Gwenllian was re-elected in 2021 with a higher percentage of the vote than any other candidate throughout Wales.

Gwenllian was Plaid Cymru's Lead Designated Member in the 2021–2024 Co-operation agreement between Plaid Cymru and the Welsh Government.

In the 2026 Senedd election, Gwenllian was re-elected as MS for the Gwynedd Maldwyn constituency, which replaced the former Arfon constituency. Gwenllian had been placed first on Plaid Cymru's list for the constituency.

== Personal life ==
Gwenllian had four children with her husband, Dafydd who died from cancer in 1999, when their youngest son was three years old, Gwenllian brought up her children as a single parent.

During her time at Aberystwyth University she was President of the Students' Union. She was also a Member of the Board of Governors of schools and a Member of the Community Council before becoming a County Councillor.
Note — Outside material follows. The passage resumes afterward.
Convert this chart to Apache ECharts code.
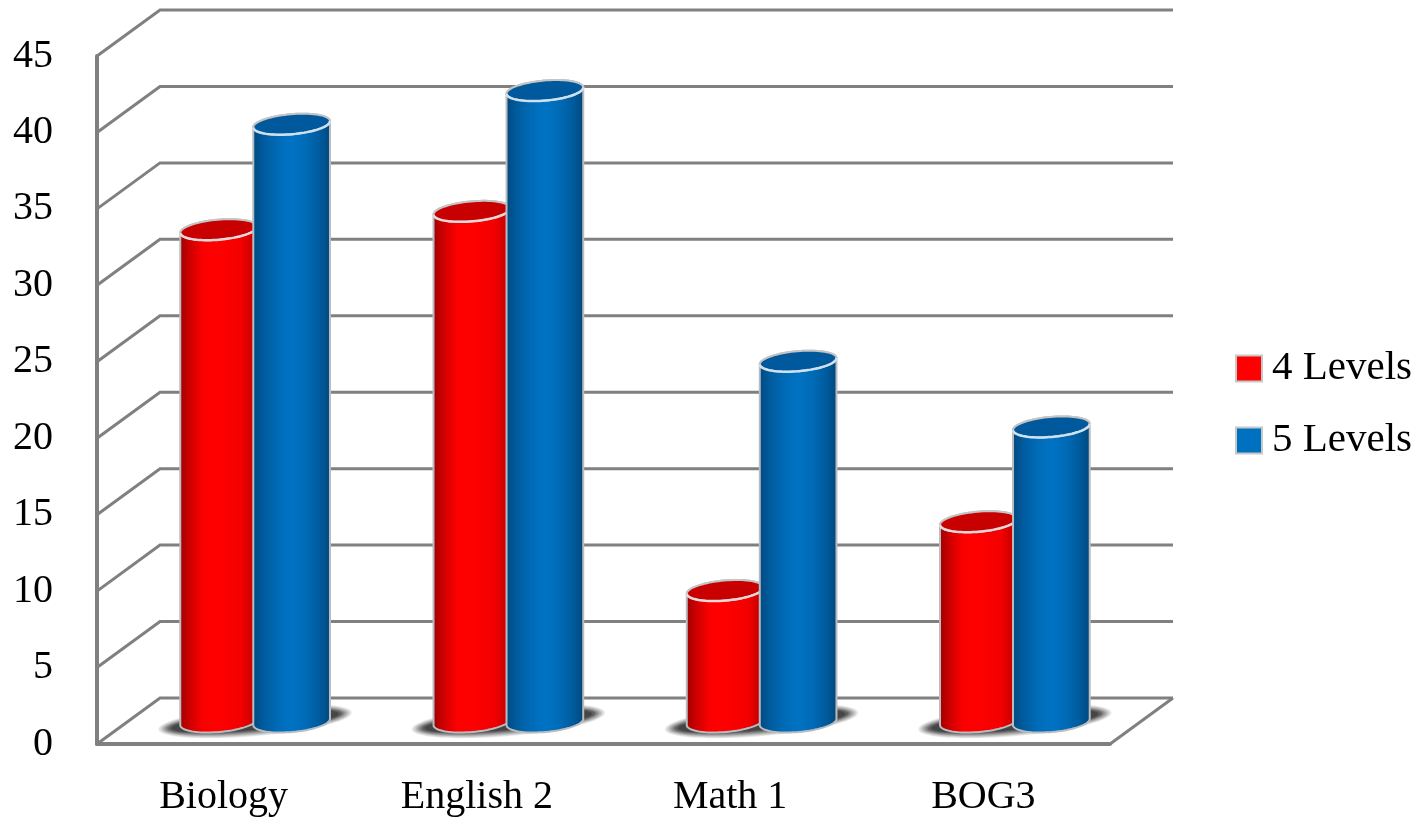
<!DOCTYPE html>
<html>
<head>
<meta charset="utf-8">
<style>html,body{margin:0;padding:0;background:#fff}#c{width:1424px;height:824px}</style>
<script src="https://cdn.jsdelivr.net/npm/echarts@6/dist/echarts.min.js"></script>
</head>
<body>
<div id="c"></div>
<script>
const categories = ['Biology', 'English 2', 'Math 1', 'BOG3'];
const yTicks = [0, 5, 10, 15, 20, 25, 30, 35, 40, 45];
const levels4 = [32.2, 33.4, 8.6, 13.1];
const levels5 = [39.1, 41.3, 23.6, 19.3];

const FONT = '"Liberation Serif", serif';
const DEPTH_X = 63, DEPTH_Y = 46;
const MID_X = 31.5, MID_Y = 22;
const RX = 38.5, RY = 10, TILT = -5 * Math.PI / 180;
const BAR_SHIFT = 36.5;
const LINE = '#808080';

function ellipsePoints(cx, cy, from, to, n) {
  const pts = [];
  for (let i = 0; i <= n; i++) {
    const t = from + (to - from) * i / n;
    pts.push([
      cx + RX * Math.cos(t) * Math.cos(TILT) - RY * Math.sin(t) * Math.sin(TILT),
      cy + RX * Math.cos(t) * Math.sin(TILT) + RY * Math.sin(t) * Math.cos(TILT)
    ]);
  }
  return pts;
}

function cylinder(shift, bodyStops, topFill, rim) {
  return function (params, api) {
    const base = api.coord([api.value(0), 0]);
    const top = api.coord([api.value(0), api.value(1)]);
    const cx = base[0] + MID_X + shift;
    const by = base[1] - MID_Y, ty = top[1] - MID_Y;
    const bottomArc = ellipsePoints(cx, by, Math.PI, 0, 40);
    const topArc = ellipsePoints(cx, ty, 0, -Math.PI, 40);
    const front = ellipsePoints(cx, ty, Math.PI, 0, 40);
    const whole = ellipsePoints(cx, ty, 0, 2 * Math.PI, 80);
    const grad = new echarts.graphic.LinearGradient(cx - RX, 0, cx + RX, 0,
      bodyStops.map(s => ({ offset: s[0], color: s[1] })), true);
    return {
      type: 'group',
      children: [
        { type: 'polygon', shape: { points: bottomArc.concat(topArc) },
          style: { fill: grad, stroke: '#b9bcc0', lineWidth: 2 } },
        { type: 'polygon', shape: { points: whole },
          style: { fill: topFill, stroke: '#c4c4c4', lineWidth: 2 } },
        { type: 'polyline', shape: { points: front },
          style: { fill: null, stroke: rim, lineWidth: 2.5 } }
      ]
    };
  };
}

const redStops = [[0, '#a00000'], [0.12, '#cc0000'], [0.3, '#fb0000'], [0.5, '#ff0000'], [0.8, '#f20000'], [1, '#b80000']];
const blueStops = [[0, '#004a80'], [0.14, '#005c9f'], [0.32, '#006bb7'], [0.5, '#0073c4'], [0.7, '#006ab5'], [0.88, '#00599a'], [1, '#00487c']];

const shadowLayers = [[97, 15, 0.12], [95, 14, 0.14], [93, 13, 0.18], [91, 12, 0.22], [89, 11, 0.3], [87, 10, 0.45], [84, 9, 0.7]];

const option = {
  backgroundColor: '#fff',
  animation: false,
  textStyle: { fontFamily: FONT },
  grid: { left: 97, top: 56, width: 1013, height: 688, containLabel: false },
  xAxis: {
    type: 'category', data: categories,
    axisLine: { show: true, lineStyle: { color: LINE, width: 4 } },
    axisTick: { show: false },
    axisLabel: { color: '#000', fontSize: 40, fontFamily: FONT, margin: 33 },
    splitLine: { show: false }
  },
  yAxis: {
    type: 'value', min: 0, max: 45, interval: 5,
    axisLine: { show: true, lineStyle: { color: LINE, width: 4 } },
    axisTick: { show: false },
    axisLabel: { color: '#000', fontSize: 40, fontFamily: FONT, margin: 44 },
    splitLine: { show: false }
  },
  legend: {
    data: ['4 Levels', '5 Levels'], orient: 'vertical', left: 1230, top: 343,
    itemWidth: 26, itemHeight: 26, itemGap: 31,
    icon: 'rect',
    itemStyle: { borderColor: '#c8c8c8', borderWidth: 2 },
    textStyle: { color: '#000', fontSize: 41, fontFamily: FONT, padding: [0, 0, 0, 5] }
  },
  series: [
    {
      type: 'custom', name: 'walls', silent: true, z: 1,
      data: yTicks.map(v => [0, v]),
      renderItem(params, api) {
        const v = api.value(1);
        const p = api.coord([0, v]);
        const cs = params.coordSys;
        const left = cs.x, right = cs.x + cs.width;
        const children = [{
          type: 'polyline',
          shape: { points: [[left, p[1]], [left + DEPTH_X, p[1] - DEPTH_Y], [right + DEPTH_X, p[1] - DEPTH_Y]] },
          style: { fill: null, stroke: LINE, lineWidth: 3 }
        }];
        if (v === 0) {
          children.push({
            type: 'polyline',
            shape: { points: [[right, p[1]], [right + DEPTH_X, p[1] - DEPTH_Y]] },
            style: { fill: null, stroke: LINE, lineWidth: 3 }
          });
        }
        return { type: 'group', children };
      }
    },
    {
      type: 'custom', name: 'shadow', silent: true, z: 2,
      data: categories.map((c, i) => [i, 0]),
      renderItem(params, api) {
        const b = api.coord([api.value(0), 0]);
        const cx = b[0] + MID_X, cy = b[1] - MID_Y - 1;
        return {
          type: 'group',
          children: shadowLayers.map(l => ({
            type: 'ellipse',
            x: cx, y: cy,
            rotation: 5 * Math.PI / 180,
            shape: { cx: 0, cy: 0, rx: l[0], ry: l[1] },
            style: { fill: 'rgba(60,60,60,' + l[2] + ')' }
          }))
        };
      }
    },
    {
      type: 'custom', name: '4 Levels', z: 3,
      itemStyle: { color: '#ff0000' },
      data: levels4.map((v, i) => [i, v]),
      renderItem: cylinder(-BAR_SHIFT, redStops, '#c80000', '#e8d8d8')
    },
    {
      type: 'custom', name: '5 Levels', z: 4,
      itemStyle: { color: '#0070c0' },
      data: levels5.map((v, i) => [i, v]),
      renderItem: cylinder(BAR_SHIFT, blueStops, '#00599c', '#cfe0ee')
    }
  ]
};
const chart = echarts.init(document.getElementById('c'), null, { renderer: 'canvas' });
chart.setOption(option);
</script>
</body>
</html>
Gwenllian is the sister of the disgraced former Plaid County Councillor Iwan Huws who admitted to attempting to defraud Anglesey County Council and Beaumaris Town Council by asking a TV Production Company to pay £3,000 into his personal bank account for hire of Beaumaris Pier and adjacent Car Park. He was previously chief executive of the Eryri National Park Authority and director of the National Trust in Wales and upto the date of his resignation was the Plaid Cymru Councillor for Bethel and Y Felinheli. At the time of the investigation he was serving on Gwynedd's Education and Economy Scrutiny and Pensions committees and was employed by Anglesey County Council as a senior maritime officer.